Later, bestselling author and former Cumberland Island park ranger Nevada Barr published a novel about a bloodthirsty villainess with long braided pigtails who ate roadkill, slept her way onto a Georgia barrier island, and murdered her lover. In the novel, she also used money designated for sea turtle research to support her cocaine habit. Carol later sued Nevada Barr for libel and won, but the damage had been done.

Carol had come to Cumberland to find a deep connection to a place where she belonged. Now, she lived in torment and isolation. Instead of Louie stalking her, she was constantly shadowed by shame and sorrow.
I did nothing wrong
, she told herself, over and over. But everywhere she went, she felt the sting of venomous words and glares. Once again, Carol decided to pack up her belongings and leave the island. She had nowhere to go, but she couldn’t bear to stay.

The night before she planned to leave, she wandered out to the beach to say goodbye. As she crested the dunes, she stopped suddenly, awestruck: the ocean had come alive with light. Bioluminescent plankton shimmered across the water. Not even the star-filled sky could compete with the ocean’s neon glitter. Flecks of electric blue light washed onto the beach, breaking apart beneath her feet as she walked beside the water. Her footprints glowed in the summer sand.

Carol waded out into the shining sea. Amid the fiery foam of the curling breakers, she made up her mind once and for all: she wasn’t ever going to be chased off the island. This was the only home she had ever known. This was her habitat, her feeding grounds, and the tangled web of life she studied was her family, who accepted her as she was, no matter what. This was where she belonged.

Carol still felt pangs of guilt for living in the middle of a protected national park. She was infringing upon its wildness by residing within it. But she was temporary, she reminded herself. As lifetime rights expired, including hers, the human thumbprint would fade, and the wild island would heal. She wouldn’t live to see it, but at least she could help nudge it in the right direction. She would keep her ear to the sand, watch over the island, and guard it with her life.

For years, she had taken from the island: oysters from the marsh, driftwood from the beach, data from dead animals. The only way she could stay on Cumberland was to give something back. She could fight for the wild. She could speak for the turtles and gators. She could be a voice crying out for the wilderness.

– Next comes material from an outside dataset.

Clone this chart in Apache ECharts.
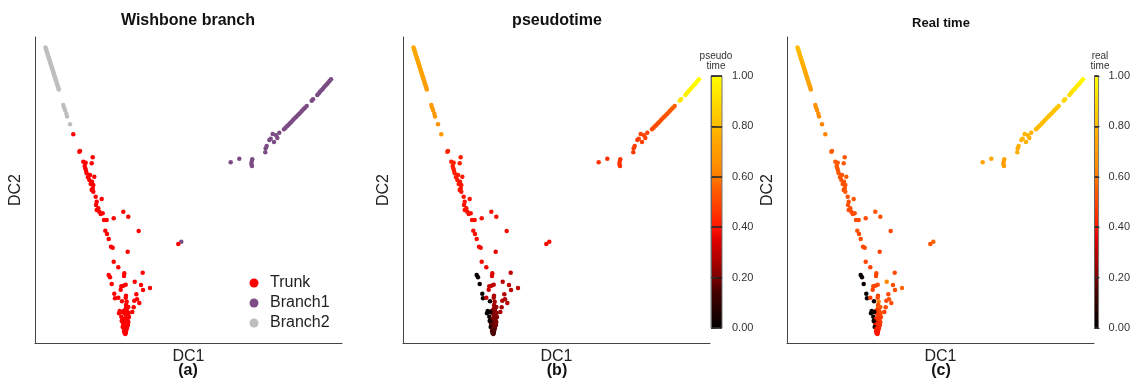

She had sheltered beneath her shell for too long, cloistered in her cabin, hidden away from humanity. Now it was time to stick her neck out and fight for life beyond her own.

The underwater light show flashed around her. She vowed to carry the light inside her, like warm coals in her chest, to illuminate the dark days ahead.

Later that night, after unpacking her boxes, she wrote in her journal: “It is my fault that Louie is dead. I must face that guilt every day, for the rest of my life. I’ll have to learn to live with that. But I’m sure as hell not gonna run away. With every fiber of my being, I’m gonna stay and fight.”

Cumberland needed her more than ever. In the late 1970s, the National Park Service planned colossal developments on the island to accommodate one million tourists annually. A bridge from the mainland was proposed. Carol quickly learned that the National Park Service could develop the supposedly protected island almost as ruthlessly as Charles Fraser. Cumberland’s status as a national seashore was not enough. Even well-intentioned agencies like the National Park Service had become more focused on visitation revenues than preserving wild places. Parks could be loved to death, especially a sandbar in south Georgia that was about to be inundated by a million people.

Once again, Cumberland Island needed to be saved—and once again, it needed a woman to save it. Carol realized that the only way to prevent overcrowded beaches, noisy vehicle tours, bulldozed dunes, cluttered concession stands, and garbage-strewn boardwalks was to designate the island a wilderness.

part four

 

last of the wild

15

 

Right now, trillions of critters are grazing on each of us. Microbes are feeding in our gut, swimming over the surface of our eyes, and drilling into the enamel of our teeth. There are more organisms on our tongue than all the stars in the galaxy. Without them, we’d be dead.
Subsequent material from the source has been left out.